The thing I love the absolute most about the UK is the country’s deep cultural fondness for gardening. I see it everywhere I go — in the vines twining up the front stoops of Georgian row houses in the city, the charming villages in the country, the Facebook feeds of my English friends, and the fact that one of the hottest tickets in spring-time London is to a garden show of all things.
I’ve wanted to go to the Chelsea Flower Show since I first learned of it a few years ago, and I figured it would be a smallish, geeky trade show for those of us weird enough to care about the difference between an oxalis and a shamrock. But no, it’s huge and sold out way in advance, and literally every English person I know (with the exception of those living abroad) posted about it on their Facebook feed.
For my American readers, think of it like a County Fair, only extremely stylish and focused on ornamental gardening. There were (what felt like) miles of shops full of art and pruning shears and ice cream and trellises and people passing out pamphlets for design schools.
But the real draw is the show gardens. Small plots of earth transformed by the leading and/or up-and-coming garden designers, showcasing the latest looks and methods and gardening theory. They were gorgeous and inspiring and came complete with knowledgeable volunteers (or in some cases the designers themselves) who could answer questions about the design and plants.
The two that resonated most with me were this pretty little garden by a French designer . . .
. . . and this wooded garden complete with murky water and startling moving underwater sculptures.
But I felt that every garden I saw had something to teach. I took photos the way I might have taken notes in class: The lush layering of color, shape and texture . . .
. . . the planting of stone steps with adorable little flowers that I’m obsessed with and want to try out for myself . . .
. . . the combinations of color that had never occurred to me (I mean, the purple, white, yellow and bronze combo here was stunning).
And then there was the plant house, where all the prize flowers were shown with labels and information about their cultivation. I finally learned the name of a little flower that I’ve been seeing everywhere and which I 100% intend to try growing in my own garden when I go back to Seattle.
I loved seeing the prize winning collections of certain flower species massed together. The lupines . . .
. . . the alliums (which I vaguely recall my mother calling old lady pom-poms but which I’ve learned to appreciate since living here) . . .
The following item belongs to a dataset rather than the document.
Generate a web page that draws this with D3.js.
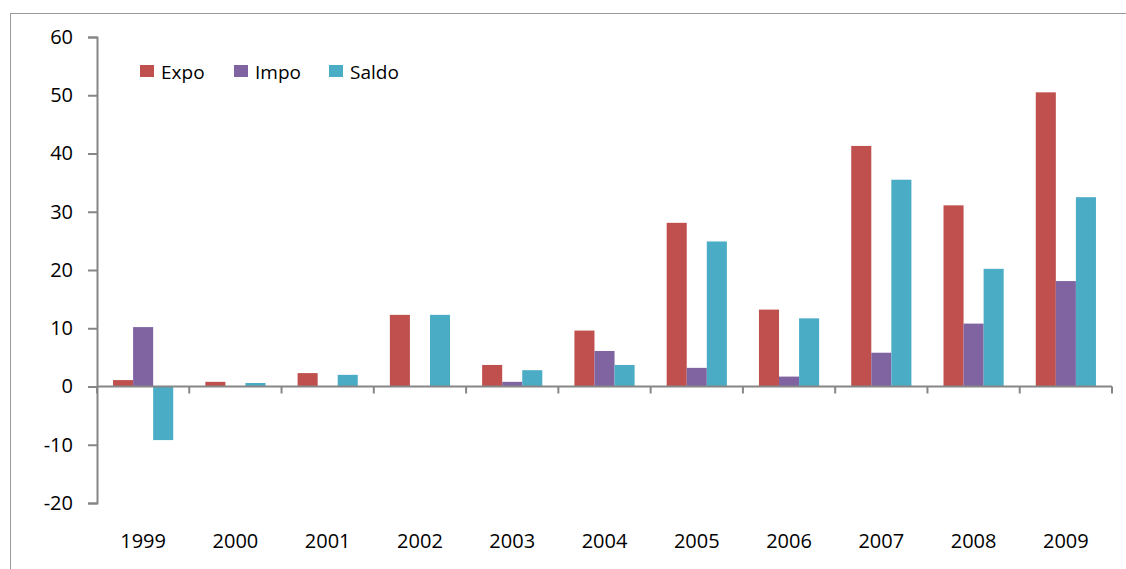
<!DOCTYPE html>
<html>
<head>
<meta charset="utf-8">
<script src="https://cdn.jsdelivr.net/npm/d3@7"></script>
<style>
  body { margin: 0; background: #fff; }
  svg text { font-family: "Open Sans", sans-serif; fill: #000; }
</style>
</head>
<body>
<div id="chart"></div>
<script>
var years = ['1999','2000','2001','2002','2003','2004','2005','2006','2007','2008','2009'];
var seriesNames = ['Expo', 'Impo', 'Saldo'];
var expo  = [1.1, 0.8, 2.3, 12.3, 3.7, 9.6, 28.1, 13.2, 41.3, 31.1, 50.5];
var impo  = [10.2, 0, 0, 0, 0.8, 6.1, 3.2, 1.7, 5.8, 10.8, 18.1];
var saldo = [-9.2, 0.6, 2.0, 12.3, 2.8, 3.7, 24.9, 11.7, 35.5, 20.2, 32.5];
var yTicks = [-20, -10, 0, 10, 20, 30, 40, 50, 60];
var colors = ['#C0504D', '#8064A2', '#4BACC6'];

var w = 1126, h = 569,
    plotLeft = 97, plotRight = 1112, plotTop = 37, plotBottom = 503;

var svg = d3.select('#chart')
  .append('svg')
  .attr('width', w)
  .attr('height', h);

// outer frame
svg.append('rect')
  .attr('x', 10.5).attr('y', 13.5)
  .attr('width', w + 10).attr('height', h + 10)
  .style('fill', 'none')
  .style('stroke', '#9a9a9a')
  .style('stroke-width', 1);

var x = d3.scaleBand().domain(years).range([plotLeft, plotRight]);
var xs = d3.scaleBand().domain(seriesNames)
  .range([0, x.bandwidth()])
  .paddingInner(0)
  .paddingOuter(0.8);
var y = d3.scaleLinear().domain([-20, 60]).range([plotBottom, plotTop]);

var data = [expo, impo, saldo];

// bars
seriesNames.forEach(function(name, s) {
  svg.append('g').selectAll('rect')
    .data(data[s])
    .enter()
    .append('rect')
    .attr('x', function(d, i) { return x(years[i]) + xs(name); })
    .attr('width', xs.bandwidth())
    .attr('y', function(d) { return y(Math.max(0, d)); })
    .attr('height', function(d) { return Math.abs(y(d) - y(0)); })
    .style('fill', colors[s]);
});

// y axis (plain hyphen for negatives, like the original)
var yAxis = svg.append('g')
  .attr('transform', 'translate(' + plotLeft + ',0)')
  .call(d3.axisLeft(y).tickValues(yTicks).tickSize(9).tickPadding(15)
    .tickFormat(function(d) { return String(d); }));
yAxis.select('.domain').style('stroke', '#868686').style('stroke-width', 2);
yAxis.selectAll('.tick line').style('stroke', '#868686').style('stroke-width', 2);
yAxis.selectAll('.tick text').style('font-size', '20px').attr('font-family', null);

// x axis at zero, ticks at category boundaries
var boundaries = years.map(function(d) { return x(d); }).concat([plotRight]);
svg.append('line')
  .attr('x1', plotLeft).attr('x2', plotRight)
  .attr('y1', y(0)).attr('y2', y(0))
  .style('stroke', '#868686').style('stroke-width', 2);
svg.append('g').selectAll('line')
  .data(boundaries)
  .enter()
  .append('line')
  .attr('x1', function(d) { return d; })
  .attr('x2', function(d) { return d; })
  .attr('y1', y(0))
  .attr('y2', y(0) + 7)
  .style('stroke', '#868686').style('stroke-width', 2);

svg.append('g').selectAll('text')
  .data(years)
  .enter()
  .append('text')
  .attr('x', function(d) { return x(d) + x.bandwidth() / 2; })
  .attr('y', 548)
  .attr('text-anchor', 'middle')
  .style('font-size', '20px')
  .text(function(d) { return d; });

// legend
var legendX = [140, 234, 329];
var legend = svg.append('g').selectAll('g')
  .data(seriesNames)
  .enter()
  .append('g')
  .attr('transform', function(d, i) { return 'translate(' + legendX[i] + ',65)'; });
legend.append('rect')
  .attr('width', 14).attr('height', 12)
  .style('fill', function(d, i) { return colors[i]; });
legend.append('text')
  .attr('x', 21).attr('y', 13.5)
  .style('font-size', '19px')
  .text(function(d) { return d; });
</script>
</body>
</html>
. . . and of course the frothy waves of clematis, which here were grown trailing as ground cover rather than as climbers (or rather, they were grown as trailers but with short dowels that weren’t visible but which added depth by helping the vines climb up off the ground — another idea to try in future) . . .
Like a County Fair, there were also displays of the exotic and unusual. These lacy-slash-jagged tulips were among my favourites. The variety and loveliness of the tulips collection helped me see why they would have prompted such a frenzy during the lead-up to the great Tulip Bubble of the 17th Century.
I was there for about four hours before it closed, and it wasn’t even near enough time to see everything. I can’t wait for next year’s show!